Colloids dispersed in electrolytes and exposed to an electric field produce a locally polarized cloud of ions around them. Above a critical electric field strength, an instability occurs causing these ion clouds to break symmetry leading to spontaneous rotation of particles about an axis orthogonal to the applied field, a phenomenon named Quincke rotation. In this talk, I will characterize a new mode of electrokinetic transport. If the colloids have a net charge, Quincke rotation couples with electrophoretic motion and propels particles in a direction orthogonal to both the applied field and the axis of rotation. This motion is a spontaneous, electrokinetic analogue to the well- known Magnus effect. Typically, motion orthogonal to a field requires anisotropy in particle shape, dielectric properties, or boundary geometry.
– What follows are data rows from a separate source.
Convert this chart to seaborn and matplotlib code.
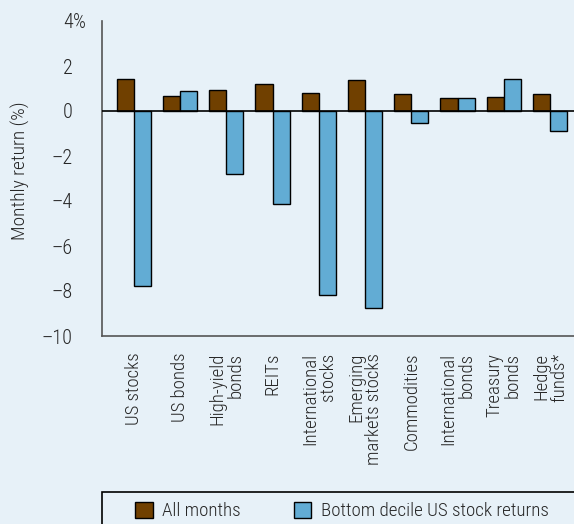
import matplotlib
matplotlib.use("Agg")
import matplotlib.pyplot as plt
import matplotlib.transforms as mtransforms
import seaborn as sns
import pandas as pd
from matplotlib.patches import Rectangle, Patch
from matplotlib import font_manager as fm

categories = ["US stocks", "US bonds", "High-yield\nbonds", "REITs", "International\nstocks",
              "Emerging\nmarkets stocks", "Commodities", "International\nbonds", "Treasury\nbonds", "Hedge\nfunds*"]
all_months = [1.42, 0.67, 0.95, 1.18, 0.78, 1.36, 0.77, 0.59, 0.61, 0.76]
bottom_decile = [-7.76, 0.87, -2.79, -4.15, -8.18, -8.74, -0.55, 0.56, 1.41, -0.87]
series_names = ["All months", "Bottom decile US stock returns"]
yticks = [4, 2, 0, -2, -4, -6, -8, -10]
ytick_labels = ["4", "2", "0", "\u20132", "\u20134", "\u20136", "\u20138", "\u201310"]

df = pd.DataFrame({
    "category": categories * 2,
    "value": all_months + bottom_decile,
    "series": [series_names[0]] * len(categories) + [series_names[1]] * len(categories),
})

BG = "#e7f1f8"
BROWN = "#704000"
BLUE = "#62acd4"

sns.set_style("white")

# pick a condensed font if one is installed
chosen_family, chosen_stretch, condensed = "Liberation Sans", "normal", False
for fam, st in [("Liberation Sans Narrow", "normal"), ("Roboto Condensed", "normal"),
                ("Open Sans Condensed", "normal"), ("Roboto", "condensed"),
                ("Noto Sans", "condensed"), ("Open Sans", "condensed"), ("DejaVu Sans", "condensed")]:
    try:
        path = fm.findfont(fm.FontProperties(family=fam, stretch=st), fallback_to_default=False)
    except Exception:
        continue
    low = path.lower()
    if "condensed" in low or "narrow" in low:
        chosen_family, chosen_stretch, condensed = fam, st, True
        break

plt.rcParams["font.family"] = [chosen_family, "DejaVu Sans"]
plt.rcParams["font.stretch"] = chosen_stretch
plt.rcParams["font.weight"] = "light"
plt.rcParams["axes.labelweight"] = "light"
scale = 1.0 if condensed else 0.87

fig = plt.figure(figsize=(5.74, 5.24), dpi=100, facecolor=BG)
ax = fig.add_axes([102/574, 1-336/524, 1-102/574, (336-21)/524])
ax.set_facecolor(BG)

sns.barplot(data=df, x="category", y="value", hue="series", order=categories,
            hue_order=series_names, palette=[BROWN, BLUE], saturation=1,
            width=0.74, edgecolor="black", linewidth=1, ax=ax, legend=False)

ax.set_ylim(-10, 4)
ax.set_xlim(-0.69, 9.52)
ax.axhline(0, color="black", lw=1.2, zorder=3)

ax.set_yticks(yticks)
ax.set_yticklabels(ytick_labels, fontsize=14.5 * scale)
ax.tick_params(axis="y", direction="out", length=7, width=1, color="#444444", pad=14)
# percent sign hanging to the right of the top label
trans = mtransforms.blended_transform_factory(ax.transAxes, ax.transData)
ax.text(-29/472, yticks[0], "%", transform=trans, ha="left", va="center_baseline",
        fontsize=14.5 * scale, fontweight="light", clip_on=False)

ax.set_xticks(range(len(categories)))
ax.set_xticklabels(categories, rotation=90, fontsize=13.5 * scale, va="top", ha="center",
                   multialignment="right", linespacing=1.0)
ax.tick_params(axis="x", direction="in", length=7, width=1, color="#333333", pad=12)

for s in ["top", "right"]:
    ax.spines[s].set_visible(False)
for s in ["left", "bottom"]:
    ax.spines[s].set_color("#555555")
    ax.spines[s].set_linewidth(1.2)

ax.set_xlabel("")
ax.set_ylabel("Monthly return (%)", fontsize=14 * scale, fontweight="light")
ax.yaxis.set_label_coords(-72/472, (336-171)/315)

# legend frame
fig.patches.append(Rectangle((101.5/574, -0.05), 1.0, 0.05 + 1 - 492/524,
                             transform=fig.transFigure, fill=False, edgecolor="black", lw=1.2))
handles = [Patch(facecolor=BROWN, edgecolor="black", lw=1),
           Patch(facecolor=BLUE, edgecolor="black", lw=1)]
fig.legend(handles, series_names, loc="center left", bbox_to_anchor=(135/574, 1-511/524),
           ncol=2, frameon=False, fontsize=13.7 * scale, borderpad=0, borderaxespad=0,
           handlelength=0.92, handleheight=0.92, handletextpad=0.5, columnspacing=2.8)

fig.savefig("out.png", dpi=100, facecolor=BG)
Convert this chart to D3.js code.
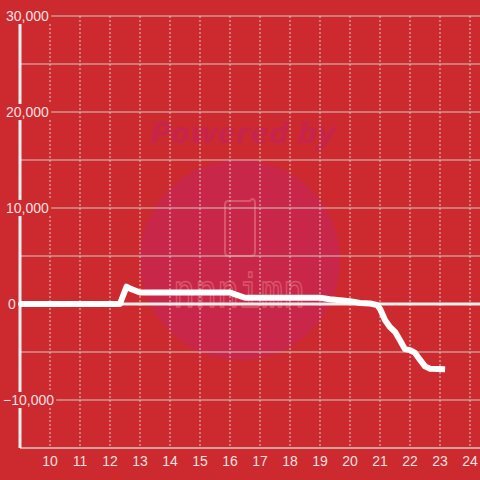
<!DOCTYPE html>
<html>
<head>
<meta charset="utf-8">
<script src="https://cdn.jsdelivr.net/npm/d3@7"></script>
<style>
  html, body { margin: 0; padding: 0; background: #cd2a2f; }
  svg { display: block; }
</style>
</head>
<body>
<svg id="chart" width="480" height="480"></svg>
<script>
// 数据: 小时 / 数值
const hours = [9.0, 12.33, 12.55, 12.67, 13.0, 16.0, 16.17, 16.5, 19.0, 19.33, 19.67, 20.0,
  20.33, 20.67, 20.9, 21.0, 21.17, 21.33, 21.5, 21.67, 21.83, 22.0, 22.17, 22.33, 22.5, 22.67, 23.17];
const values = [0, 0, 1800, 1600, 1200, 1200, 1000, 650, 650, 500, 400, 300,
  100, 50, -100, -500, -1700, -2400, -2900, -3800, -4700, -4800, -5100, -5800, -6500, -6750, -6800];
const xTicks = [10, 11, 12, 13, 14, 15, 16, 17, 18, 19, 20, 21, 22, 23, 24];
const yTicks = [30000, 20000, 10000, 0, -10000];
const yGrid = [30000, 25000, 20000, 15000, 10000, 5000, -5000, -10000];

const width = 480, height = 480;
const margin = { top: 16, right: 0, bottom: 32, left: 20 };
const bg = "#cd2a2f";
const gridColor = "#d2c8c8";
const labelColor = "rgba(255,255,255,0.88)";

const svg = d3.select("#chart");
const x = d3.scaleLinear([9, 24.333], [margin.left, width - margin.right]);
const y = d3.scaleLinear([30000, -15000], [margin.top, height - margin.bottom]);

svg.append("rect").attr("width", width).attr("height", height).attr("fill", bg);

// 水印
const wm = svg.append("g").attr("class", "watermark");
wm.append("circle").attr("cx", 240).attr("cy", 260).attr("r", 100).attr("fill", "#c8274a");
wm.append("text")
  .text("Powered by")
  .attr("x", 150).attr("y", 143)
  .attr("textLength", 185)
  .attr("lengthAdjust", "spacingAndGlyphs")
  .attr("font-family", "Open Sans, sans-serif")
  .attr("font-weight", "bold").attr("font-style", "italic")
  .attr("font-size", 28)
  .attr("fill", "#c6244b");
wm.append("path")
  .attr("d", "M228,201 H250 L252,199 Q255,199 255,203 V252 Q255,256 251,256 H229 Q225,256 225,252 V205 Q225,201 228,201 Z")
  .attr("fill", "none").attr("stroke", "#d9566b").attr("stroke-width", 2);
wm.append("text")
  .text("nnnimn")
  .attr("x", 173).attr("y", 307)
  .attr("textLength", 132)
  .attr("lengthAdjust", "spacingAndGlyphs")
  .attr("font-family", "DejaVu Sans Mono, monospace")
  .attr("font-size", 46)
  .attr("fill", "none").attr("stroke", "#d9566b").attr("stroke-width", 1.6);

// 网格
svg.append("g").attr("class", "xgrid")
  .selectAll("line").data(xTicks).join("line")
  .attr("x1", d => x(d)).attr("x2", d => x(d))
  .attr("y1", y(30000)).attr("y2", y(-15000))
  .attr("stroke", gridColor).attr("stroke-width", 1)
  .attr("stroke-dasharray", "2,2");
svg.append("g").attr("class", "ygrid")
  .selectAll("line").data(yGrid).join("line")
  .attr("x1", x(9)).attr("x2", width)
  .attr("y1", d => y(d)).attr("y2", d => y(d))
  .attr("stroke", gridColor).attr("stroke-width", 1);

// x轴
svg.append("line")
  .attr("x1", x(9)).attr("x2", width)
  .attr("y1", y(-15000)).attr("y2", y(-15000))
  .attr("stroke", gridColor).attr("stroke-width", 1.5);
svg.append("g").attr("class", "xlabels")
  .selectAll("text").data(xTicks).join("text")
  .text(d => d)
  .attr("x", d => x(d)).attr("y", y(-15000) + 18)
  .attr("text-anchor", "middle")
  .attr("font-family", "Liberation Sans, Arial, sans-serif")
  .attr("font-size", 14)
  .attr("fill", labelColor);

// y轴 + 零线
svg.append("line")
  .attr("x1", x(9)).attr("x2", x(9))
  .attr("y1", y(30000)).attr("y2", y(-15000))
  .attr("stroke", "#f4eeee").attr("stroke-width", 3);
svg.append("line")
  .attr("x1", 17).attr("x2", width)
  .attr("y1", y(0)).attr("y2", y(0))
  .attr("stroke", "#f4eeee").attr("stroke-width", 3);

// 曲线
const line = d3.line().x((d, i) => x(hours[i])).y(d => y(d));
svg.append("path")
  .datum(values)
  .attr("d", line)
  .attr("fill", "none")
  .attr("stroke", "#ffffff")
  .attr("stroke-width", 6)
  .attr("stroke-linejoin", "round");

// y标签 (带背景)
const fmt = d3.format(",");
const yLab = svg.append("g").attr("class", "ylabels")
  .selectAll("g").data(yTicks).join("g")
  .attr("transform", d => `translate(${d < 0 ? 3 : d === 0 ? 8 : 6}, ${y(d)})`);
yLab.append("text")
  .text(d => fmt(d))
  .attr("dy", "0.36em")
  .attr("font-family", "Liberation Sans, Arial, sans-serif")
  .attr("font-size", 14)
  .attr("fill", labelColor);
yLab.each(function (d) {
  const g = d3.select(this);
  const bb = g.select("text").node().getBBox();
  g.insert("rect", "text")
    .attr("x", -6).attr("y", -8)
    .attr("width", bb.width + 8).attr("height", 16)
    .attr("fill", bg);
});
</script>
</body>
</html>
Here, the electrokinetic Magnus (EKM) effect occurs for spheres with isotropic properties in an unbounded environment, with the Quincke rotation instability providing the broken symmetry needed to drive orthogonal motion. I will demonstrate the EKM effect using explict ion, Brownian dynamics simulations and develop a simple, continuum, analytic electrokinetic theory, that is in good agreement with the simulations. I will also explain how nonlinearities in the theoretical description of the ions affect Quincke rotation and the EKM effect.